Michael Oguine, another junior guard, is a similar player. He hits three point shots at a nice clip (about 36%) and adds a second high-level scoring threat at the guard position.
Jamar Akoh, yet another junior, is a big inside forward who hits the scale at over 250 pounds. He averages over 13 points and around 7 rebounds a game.
Sayeed Pridgett, a 6′ 5″ sophomore, is a big shooting guard Coach DeCuire can use if he wishes to go with a big lineup. He is hitting almost 10 points a game and is a strong rebounder.
If that lineup is not big enough at guard, Coach DeCuire can insert 6′ 7″ junior guard Bobby Moorehead, who is another good rebounder averaging almost eight points per game.
Fabijan Krslovic is from Sydney Australia. He is a senior all-academic selection. The 6′ 8″ forward is a root-hog type of player, who bumps and moves and plays sound basketball. He averages almost eight points and 6 rebounds a game.
So, the core of the Montana roster is veteran and well coached. There is balance, outside shooting, and good rebounding.
Mike Montgomery would be a great choice for a young coach to serve under, and Coach DeCuire served as Associate Head Coach during his six years at Cal with Montgomery. Cal was very successful during that period.
The Grizzlies will be ready and well prepared. This team has enough athletic talents and line up possibilities (depth) that a high seed better be concerned and carefully study what the Grizzlies do on offense. The system is not esoteric in any manner, but sound.

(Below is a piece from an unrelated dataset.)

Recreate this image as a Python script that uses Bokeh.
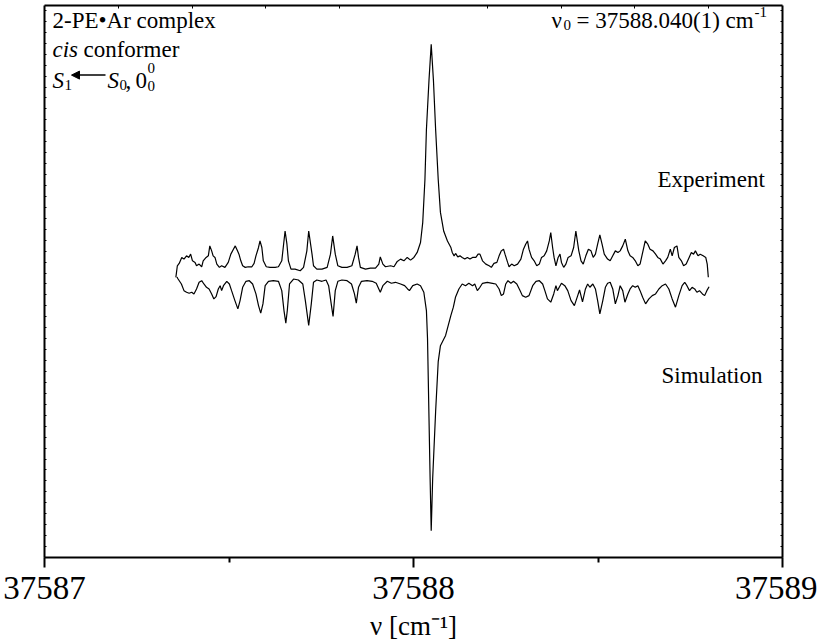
from bokeh.plotting import figure
from bokeh.models import Range1d, LinearAxis, FixedTicker, Label, Arrow, NormalHead
from bokeh.embed import file_html
from bokeh.resources import INLINE

# Wavenumber axis (cm^-1) and signal axis (arb. units)
NU_MIN, NU_MAX = 37587.0, 37589.0
SIG_MIN, SIG_MAX = 0.0, 555.0

x_ticks = [37587, 37588, 37589]
x_minor = [37587.5, 37588.5]
x_tick_labels = ["37587", "37588", "37589"]

# Experimental LIF trace
exp_nu = [
    37587.356, 37587.360, 37587.365, 37587.372, 37587.378, 37587.385, 37587.391, 37587.396, 37587.401, 37587.408,
    37587.412, 37587.419, 37587.426, 37587.430, 37587.438, 37587.444, 37587.448, 37587.453, 37587.457, 37587.462,
    37587.467, 37587.474, 37587.480, 37587.489, 37587.498, 37587.505, 37587.512, 37587.517, 37587.523, 37587.527,
    37587.532, 37587.537, 37587.544, 37587.552, 37587.562, 37587.568, 37587.573, 37587.580, 37587.584, 37587.589,
    37587.593, 37587.601, 37587.611, 37587.625, 37587.634, 37587.643, 37587.648, 37587.652, 37587.657, 37587.661,
    37587.668, 37587.679, 37587.693, 37587.702, 37587.711, 37587.716, 37587.725, 37587.729, 37587.738, 37587.752,
    37587.766, 37587.775, 37587.781, 37587.788, 37587.795, 37587.806, 37587.820, 37587.833, 37587.842, 37587.847,
    37587.851, 37587.856, 37587.870, 37587.883, 37587.897, 37587.906, 37587.910, 37587.917, 37587.924, 37587.938,
    37587.947, 37587.956, 37587.965, 37587.974, 37587.983, 37587.992, 37588.001, 37588.010, 37588.019, 37588.025,
    37588.031, 37588.035, 37588.042, 37588.048, 37588.054, 37588.060, 37588.067, 37588.073, 37588.082, 37588.092,
    37588.101, 37588.105, 37588.110, 37588.114, 37588.120, 37588.126, 37588.132, 37588.139, 37588.146, 37588.153,
    37588.160, 37588.169, 37588.175, 37588.180, 37588.187, 37588.196, 37588.205, 37588.211, 37588.218, 37588.226,
    37588.232, 37588.238, 37588.244, 37588.248, 37588.255, 37588.259, 37588.266, 37588.273, 37588.282, 37588.291,
    37588.298, 37588.304, 37588.309, 37588.313, 37588.320, 37588.327, 37588.334, 37588.341, 37588.347, 37588.354,
    37588.361, 37588.368, 37588.372, 37588.377, 37588.381, 37588.386, 37588.392, 37588.397, 37588.401, 37588.407,
    37588.413, 37588.419, 37588.427, 37588.434, 37588.440, 37588.448, 37588.454, 37588.460, 37588.467, 37588.474,
    37588.481, 37588.487, 37588.493, 37588.499, 37588.505, 37588.511, 37588.517, 37588.526, 37588.533, 37588.540,
    37588.547, 37588.554, 37588.560, 37588.567, 37588.574, 37588.581, 37588.587, 37588.594, 37588.601, 37588.608,
    37588.614, 37588.622, 37588.628, 37588.635, 37588.641, 37588.649, 37588.656, 37588.662, 37588.669, 37588.676,
    37588.683, 37588.689, 37588.696, 37588.701, 37588.707, 37588.714, 37588.719, 37588.726, 37588.732, 37588.739,
    37588.747, 37588.753, 37588.759, 37588.764, 37588.771, 37588.777, 37588.785, 37588.792, 37588.796, 37588.799,
]
exp_sig = [
    281.7, 293.3, 295.7, 301.7, 300.0, 303.3, 301.7, 305.0, 298.3, 296.7,
    293.3, 295.0, 292.3, 298.3, 301.7, 303.3, 313.3, 308.3, 303.3, 301.7,
    295.0, 291.7, 293.3, 291.7, 296.7, 305.0, 310.0, 313.3, 308.3, 305.0,
    298.3, 293.3, 291.7, 292.3, 292.3, 295.7, 303.3, 311.7, 318.3, 311.7,
    298.3, 292.3, 291.7, 291.7, 292.3, 298.3, 315.0, 328.3, 315.0, 298.3,
    290.0, 290.0, 288.3, 291.7, 308.3, 328.3, 305.0, 293.3, 290.0, 290.0,
    291.7, 305.0, 323.3, 305.0, 293.3, 291.7, 291.7, 293.3, 305.0, 313.3,
    301.7, 291.7, 290.0, 291.0, 291.0, 295.0, 302.3, 295.0, 292.3, 293.3,
    292.3, 297.7, 300.0, 298.3, 301.7, 299.0, 301.7, 306.7, 316.7, 336.7,
    380.0, 430.0, 480.0, 516.0, 480.0, 430.0, 380.0, 347.0, 328.0, 318.3,
    312.0, 306.7, 303.3, 305.7, 302.3, 303.3, 301.7, 300.0, 301.7, 300.0,
    301.7, 301.7, 305.0, 305.0, 298.3, 295.0, 293.3, 291.7, 295.7, 296.7,
    303.3, 308.3, 310.0, 305.0, 296.7, 292.3, 295.0, 293.3, 295.0, 300.0,
    310.0, 315.0, 318.3, 310.0, 301.7, 298.3, 293.3, 295.0, 301.7, 303.3,
    308.3, 318.3, 326.7, 311.7, 301.7, 293.3, 301.7, 305.0, 296.7, 291.7,
    295.0, 301.7, 303.3, 311.7, 328.3, 308.3, 298.3, 295.0, 303.3, 310.0,
    308.3, 301.7, 305.0, 315.0, 324.3, 315.0, 305.0, 300.0, 298.3, 303.3,
    308.3, 306.7, 308.3, 313.3, 320.0, 308.3, 303.3, 301.7, 298.3, 293.3,
    295.0, 308.3, 318.3, 315.0, 310.0, 308.3, 305.0, 301.7, 300.0, 295.0,
    298.3, 301.7, 310.0, 303.3, 311.7, 313.3, 301.7, 298.3, 293.3, 295.0,
    301.7, 306.7, 305.0, 308.3, 303.3, 305.0, 303.3, 301.7, 295.0, 281.7,
]

# Simulated rotational contour, drawn inverted below the experiment
sim_nu = [
    37587.359, 37587.362, 37587.371, 37587.378, 37587.385, 37587.392, 37587.399, 37587.405, 37587.412, 37587.419,
    37587.426, 37587.432, 37587.439, 37587.446, 37587.453, 37587.459, 37587.465, 37587.471, 37587.476, 37587.480,
    37587.485, 37587.494, 37587.501, 37587.507, 37587.516, 37587.524, 37587.530, 37587.537, 37587.546, 37587.555,
    37587.564, 37587.573, 37587.580, 37587.586, 37587.592, 37587.598, 37587.607, 37587.620, 37587.634, 37587.643,
    37587.649, 37587.654, 37587.658, 37587.664, 37587.675, 37587.688, 37587.700, 37587.707, 37587.716, 37587.723,
    37587.729, 37587.738, 37587.752, 37587.763, 37587.770, 37587.777, 37587.782, 37587.788, 37587.795, 37587.806,
    37587.820, 37587.832, 37587.840, 37587.845, 37587.851, 37587.859, 37587.874, 37587.888, 37587.899, 37587.906,
    37587.910, 37587.917, 37587.929, 37587.940, 37587.951, 37587.965, 37587.976, 37587.984, 37587.989, 37587.998,
    37588.010, 37588.019, 37588.028, 37588.035, 37588.038, 37588.042, 37588.045, 37588.048, 37588.052, 37588.060,
    37588.067, 37588.073, 37588.087, 37588.101, 37588.108, 37588.114, 37588.123, 37588.132, 37588.141, 37588.150,
    37588.160, 37588.166, 37588.173, 37588.180, 37588.187, 37588.200, 37588.214, 37588.223, 37588.232, 37588.238,
    37588.244, 37588.250, 37588.256, 37588.264, 37588.271, 37588.280, 37588.289, 37588.295, 37588.304, 37588.313,
    37588.323, 37588.332, 37588.341, 37588.350, 37588.356, 37588.363, 37588.372, 37588.380, 37588.386, 37588.390,
    37588.395, 37588.401, 37588.410, 37588.418, 37588.427, 37588.436, 37588.445, 37588.450, 37588.458, 37588.466,
    37588.472, 37588.478, 37588.486, 37588.493, 37588.499, 37588.505, 37588.513, 37588.520, 37588.526, 37588.533,
    37588.540, 37588.547, 37588.554, 37588.560, 37588.567, 37588.573, 37588.581, 37588.587, 37588.594, 37588.601,
    37588.608, 37588.614, 37588.621, 37588.629, 37588.638, 37588.647, 37588.656, 37588.665, 37588.674, 37588.683,
    37588.692, 37588.701, 37588.710, 37588.719, 37588.728, 37588.735, 37588.741, 37588.748, 37588.755, 37588.762,
    37588.768, 37588.775, 37588.783, 37588.789, 37588.795, 37588.801,
]
sim_sig = [
    282.0, 280.0, 275.0, 268.3, 266.7, 265.7, 266.7, 265.0, 270.0, 276.7,
    278.3, 275.0, 271.7, 270.0, 265.0, 260.0, 262.3, 270.0, 273.3, 268.3,
    273.3, 277.7, 275.0, 268.3, 258.3, 250.0, 258.3, 271.7, 277.7, 278.3,
    275.0, 265.0, 253.3, 245.7, 255.0, 273.3, 277.7, 278.3, 277.7, 268.3,
    248.3, 235.7, 248.3, 275.0, 280.0, 279.0, 275.0, 258.0, 233.3, 255.0,
    276.7, 279.0, 277.7, 279.0, 273.3, 255.0, 242.3, 268.3, 277.7, 279.0,
    278.3, 275.0, 265.0, 255.7, 271.7, 277.7, 278.3, 277.7, 275.7, 270.0,
    266.7, 273.3, 277.7, 275.7, 276.7, 275.0, 273.3, 270.0, 268.3, 273.3,
    275.0, 273.3, 266.7, 248.3, 220.0, 140.0, 80.0, 27.0, 80.0, 147.0,
    197.0, 213.0, 223.3, 243.0, 251.7, 262.0, 270.0, 275.0, 273.3, 275.7,
    273.3, 275.0, 268.3, 271.7, 275.7, 276.7, 275.7, 275.0, 270.0, 263.3,
    265.0, 275.0, 278.3, 275.7, 277.7, 275.0, 268.3, 263.3, 261.7, 263.3,
    273.3, 277.7, 278.3, 275.0, 268.3, 260.0, 256.7, 265.0, 273.3, 268.3,
    271.7, 275.7, 273.3, 268.3, 258.3, 253.3, 263.3, 269.0, 257.0, 270.0,
    275.0, 271.7, 275.0, 270.0, 258.3, 245.0, 258.3, 271.7, 275.7, 276.7,
    270.0, 255.0, 263.3, 273.3, 268.3, 256.7, 265.0, 270.0, 273.3, 271.7,
    273.3, 268.3, 261.7, 255.0, 260.0, 263.3, 265.0, 270.0, 273.3, 275.0,
    270.0, 260.0, 251.7, 263.3, 273.3, 276.7, 273.3, 268.3, 271.7, 270.0,
    266.7, 268.3, 265.0, 263.3, 268.3, 272.3,
]

W, H = 817, 643
BL, BR, BT, BB = 44, 35, 5, 83
FW = W - BL - BR
FH = H - BT - BB
SERIF = "Liberation Serif"


def dx(px):
    """Horizontal pixel position inside the canvas -> wavenumber."""
    return NU_MIN + (px - BL) * (NU_MAX - NU_MIN) / FW


def dy(py):
    """Vertical pixel position (from top of canvas) -> signal units."""
    return SIG_MIN + (BT + FH - py) * (SIG_MAX - SIG_MIN) / FH


p = figure(width=W, height=H,
           x_range=Range1d(NU_MIN, NU_MAX), y_range=Range1d(SIG_MIN, SIG_MAX),
           x_axis_location=None, y_axis_location=None,
           output_backend="svg", toolbar_location=None,
           min_border_left=BL, min_border_right=BR,
           min_border_top=BT, min_border_bottom=BB)
p.grid.visible = False
p.outline_line_color = None
p.background_fill_color = "white"
p.border_fill_color = "white"

# bottom axis with labelled wavenumbers and the axis title
bottom = LinearAxis(ticker=FixedTicker(ticks=x_ticks, minor_ticks=x_minor),
                    major_label_overrides={t: s for t, s in zip(x_ticks, x_tick_labels)},
                    axis_line_width=2, axis_line_color="black",
                    major_tick_in=0, major_tick_out=10, major_tick_line_width=2,
                    minor_tick_in=0, minor_tick_out=5, minor_tick_line_width=2,
                    major_label_standoff=9,
                    major_label_text_font=SERIF, major_label_text_font_size="33px",
                    major_label_text_color="black",
                    axis_label="\u03bd [cm\u207b\u00b9]",
                    axis_label_text_font=SERIF, axis_label_text_font_size="27px",
                    axis_label_text_font_style="normal", axis_label_text_color="black",
                    axis_label_standoff=9)
p.add_layout(bottom, "below")

# frame sides: unlabelled axes with small inward ticks
top_minor = [37587.2, 37587.4, 37587.6, 37587.8, 37588.2, 37588.4, 37588.6, 37588.8]
top = LinearAxis(ticker=FixedTicker(ticks=[], minor_ticks=top_minor),
                 axis_line_width=2, axis_line_color="black",
                 minor_tick_in=3, minor_tick_out=0, major_tick_in=0, major_tick_out=0,
                 major_label_text_font_size="0px")
p.add_layout(top, "above")

side_minor = list(range(0, 556, 11))
for loc in ("left", "right"):
    ax = LinearAxis(ticker=FixedTicker(ticks=[], minor_ticks=side_minor),
                    axis_line_width=2, axis_line_color="black",
                    minor_tick_in=2, minor_tick_out=0, major_tick_in=0, major_tick_out=0,
                    major_label_text_font_size="0px")
    p.add_layout(ax, loc)

# spectra
p.line(exp_nu, exp_sig, line_color="black", line_width=1.2)
p.line(sim_nu, sim_sig, line_color="black", line_width=1.2)


def put(text, px, py, size, italic=False, align="left"):
    p.add_layout(Label(x=dx(px), y=dy(py), text=text,
                       text_font=SERIF, text_font_size=f"{size}px",
                       text_font_style="italic" if italic else "normal",
                       text_align=align, text_baseline="alphabetic",
                       text_color="black"))


FS = 23
SUB = 15

# sample description, upper left
put("2-PE\u2022Ar complex", 52, 20, FS)
put("cis", 52, 49, FS, italic=True)
put("conformer", 83, 49, FS)
put("S", 52, 80, FS, italic=True)
put("1", 64, 85, SUB)
p.add_layout(Arrow(end=NormalHead(size=8, line_color="black", fill_color="black"),
                   x_start=dx(105), y_start=dy(75), x_end=dx(71), y_end=dy(75),
                   line_color="black", line_width=1.5))
put("S", 107, 80, FS, italic=True)
put("0", 119, 85, SUB)
put(",", 125, 80, FS)
put("0", 135, 80, FS)
put("0", 147, 68, SUB)
put("0", 147, 86, SUB)

# band origin, upper right
put("\u03bd", 551, 20, FS)
put("0", 563, 25, SUB)
put("= 37588.040(1) cm", 576, 20, FS)
put("-1", 754, 12, SUB)

# trace names
put("Experiment", 657, 180, FS)
put("Simulation", 661, 377, FS)

open("out.html", "w").write(file_html(p, INLINE))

So, how will Michigan plan for Montana? First, I doubt that Coach Beielin will change anything, he will stick to the base options. Second, the belief here is that Simpson will be the key; he needs to at least break even with the Grizzly guards and most importantly create the situations Michigan loves, guard penetration, dish and get out and run on the missed shot. Matthews could be a real asset mixing it up in the middle as Wagner sets up outside. More than likely, Montana will chase on defense and the outside option will be located. The Grizzlies close out a little late on occasion and with good, sharp, quick passing, ball fakes or open looks at the arc should be available. Like every team, the problem for Montana will be to defend a multitude of options as Michigan spreads the floor. The key is to hit open shots early or get to the rim and make Montana go to Plan B. Plan B may include different options in shutting off the middle high screen or packing it in some and taking a chance. If UM hits early, the options shrink.
Montana was left for dead in the championship game against Eastern Washington, but made a fierce second half comeback that saw an eleven point deficit erased and a run away victory, scoring fifty-three points in the second half.
Montana has petty good athletes, nice outside shooting, good coaching, and Michigan needs to really ratchet up the defense and not go into long, pronounced dead periods on offense. Making some foul shots is also a good idea.